## The task
Carry none of the pictures over; set down the material below exactly.
-- BEGIN Data section --
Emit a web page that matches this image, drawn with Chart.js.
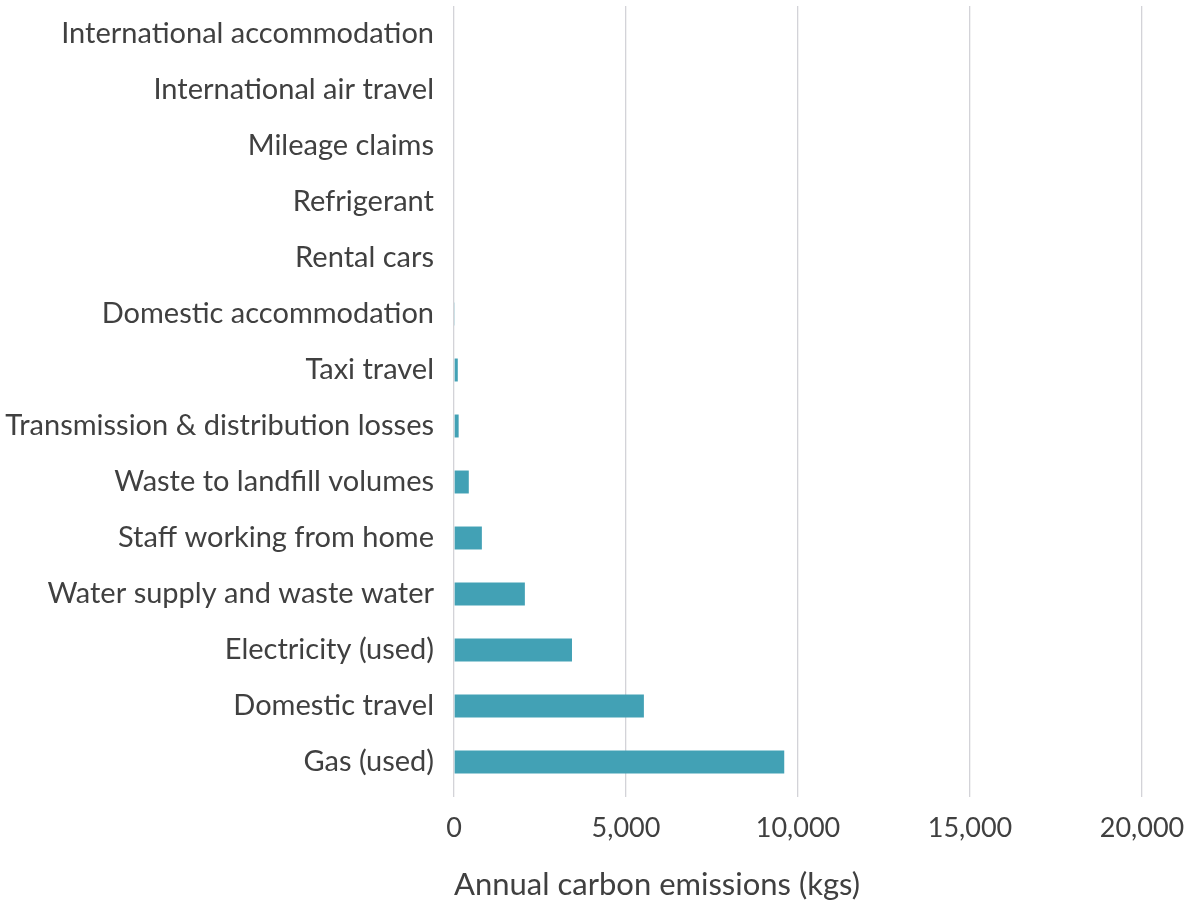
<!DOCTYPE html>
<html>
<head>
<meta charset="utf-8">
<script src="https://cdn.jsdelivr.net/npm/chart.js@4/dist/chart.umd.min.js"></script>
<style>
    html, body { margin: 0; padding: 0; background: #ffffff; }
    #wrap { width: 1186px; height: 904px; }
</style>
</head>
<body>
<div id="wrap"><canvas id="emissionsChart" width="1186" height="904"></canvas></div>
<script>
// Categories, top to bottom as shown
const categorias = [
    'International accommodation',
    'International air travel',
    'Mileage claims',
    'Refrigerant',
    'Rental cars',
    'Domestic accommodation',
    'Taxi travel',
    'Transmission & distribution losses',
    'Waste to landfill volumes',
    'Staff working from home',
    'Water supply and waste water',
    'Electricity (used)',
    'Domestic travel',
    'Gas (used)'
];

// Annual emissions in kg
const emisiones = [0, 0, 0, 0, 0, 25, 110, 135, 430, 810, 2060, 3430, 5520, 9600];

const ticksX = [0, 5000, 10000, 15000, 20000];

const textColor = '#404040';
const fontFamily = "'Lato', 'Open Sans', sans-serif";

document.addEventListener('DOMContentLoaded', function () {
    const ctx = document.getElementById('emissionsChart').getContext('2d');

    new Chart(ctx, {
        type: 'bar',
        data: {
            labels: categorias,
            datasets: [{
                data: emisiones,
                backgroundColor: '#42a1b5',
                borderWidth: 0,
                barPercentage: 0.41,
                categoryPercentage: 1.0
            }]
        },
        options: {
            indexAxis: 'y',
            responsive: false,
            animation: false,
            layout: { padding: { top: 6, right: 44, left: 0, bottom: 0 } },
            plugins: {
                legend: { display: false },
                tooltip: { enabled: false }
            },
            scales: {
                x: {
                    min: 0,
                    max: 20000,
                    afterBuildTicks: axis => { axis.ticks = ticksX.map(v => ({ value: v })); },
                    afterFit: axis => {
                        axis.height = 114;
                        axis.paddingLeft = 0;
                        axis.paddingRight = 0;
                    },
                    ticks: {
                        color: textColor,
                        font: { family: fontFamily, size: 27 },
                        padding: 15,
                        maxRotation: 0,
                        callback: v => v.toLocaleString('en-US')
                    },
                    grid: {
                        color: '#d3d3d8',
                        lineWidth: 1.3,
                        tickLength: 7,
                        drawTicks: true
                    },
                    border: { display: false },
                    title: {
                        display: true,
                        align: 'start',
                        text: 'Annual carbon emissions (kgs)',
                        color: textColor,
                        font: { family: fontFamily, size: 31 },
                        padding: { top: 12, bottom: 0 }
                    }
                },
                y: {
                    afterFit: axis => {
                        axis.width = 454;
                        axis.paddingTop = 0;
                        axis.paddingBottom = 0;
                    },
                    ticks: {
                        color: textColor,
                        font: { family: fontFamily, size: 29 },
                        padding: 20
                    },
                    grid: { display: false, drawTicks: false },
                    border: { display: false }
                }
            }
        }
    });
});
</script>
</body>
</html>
-- END Data section --
## Written answer
Emit a web page that matches this image, drawn with Chart.js.
<!DOCTYPE html>
<html>
<head>
<meta charset="utf-8">
<script src="https://cdn.jsdelivr.net/npm/chart.js@4/dist/chart.umd.min.js"></script>
<style>
    html, body { margin: 0; padding: 0; background: #ffffff; }
    #wrap { width: 1186px; height: 904px; }
</style>
</head>
<body>
<div id="wrap"><canvas id="emissionsChart" width="1186" height="904"></canvas></div>
<script>
// Categories, top to bottom as shown
const categorias = [
    'International accommodation',
    'International air travel',
    'Mileage claims',
    'Refrigerant',
    'Rental cars',
    'Domestic accommodation',
    'Taxi travel',
    'Transmission & distribution losses',
    'Waste to landfill volumes',
    'Staff working from home',
    'Water supply and waste water',
    'Electricity (used)',
    'Domestic travel',
    'Gas (used)'
];

// Annual emissions in kg
const emisiones = [0, 0, 0, 0, 0, 25, 110, 135, 430, 810, 2060, 3430, 5520, 9600];

const ticksX = [0, 5000, 10000, 15000, 20000];

const textColor = '#404040';
const fontFamily = "'Lato', 'Open Sans', sans-serif";

document.addEventListener('DOMContentLoaded', function () {
    const ctx = document.getElementById('emissionsChart').getContext('2d');

    new Chart(ctx, {
        type: 'bar',
        data: {
            labels: categorias,
            datasets: [{
                data: emisiones,
                backgroundColor: '#42a1b5',
                borderWidth: 0,
                barPercentage: 0.41,
                categoryPercentage: 1.0
            }]
        },
        options: {
            indexAxis: 'y',
            responsive: false,
            animation: false,
            layout: { padding: { top: 6, right: 44, left: 0, bottom: 0 } },
            plugins: {
                legend: { display: false },
                tooltip: { enabled: false }
            },
            scales: {
                x: {
                    min: 0,
                    max: 20000,
                    afterBuildTicks: axis => { axis.ticks = ticksX.map(v => ({ value: v })); },
                    afterFit: axis => {
                        axis.height = 114;
                        axis.paddingLeft = 0;
                        axis.paddingRight = 0;
                    },
                    ticks: {
                        color: textColor,
                        font: { family: fontFamily, size: 27 },
                        padding: 15,
                        maxRotation: 0,
                        callback: v => v.toLocaleString('en-US')
                    },
                    grid: {
                        color: '#d3d3d8',
                        lineWidth: 1.3,
                        tickLength: 7,
                        drawTicks: true
                    },
                    border: { display: false },
                    title: {
                        display: true,
                        align: 'start',
                        text: 'Annual carbon emissions (kgs)',
                        color: textColor,
                        font: { family: fontFamily, size: 31 },
                        padding: { top: 12, bottom: 0 }
                    }
                },
                y: {
                    afterFit: axis => {
                        axis.width = 454;
                        axis.paddingTop = 0;
                        axis.paddingBottom = 0;
                    },
                    ticks: {
                        color: textColor,
                        font: { family: fontFamily, size: 29 },
                        padding: 20
                    },
                    grid: { display: false, drawTicks: false },
                    border: { display: false }
                }
            }
        }
    });
});
</script>
</body>
</html>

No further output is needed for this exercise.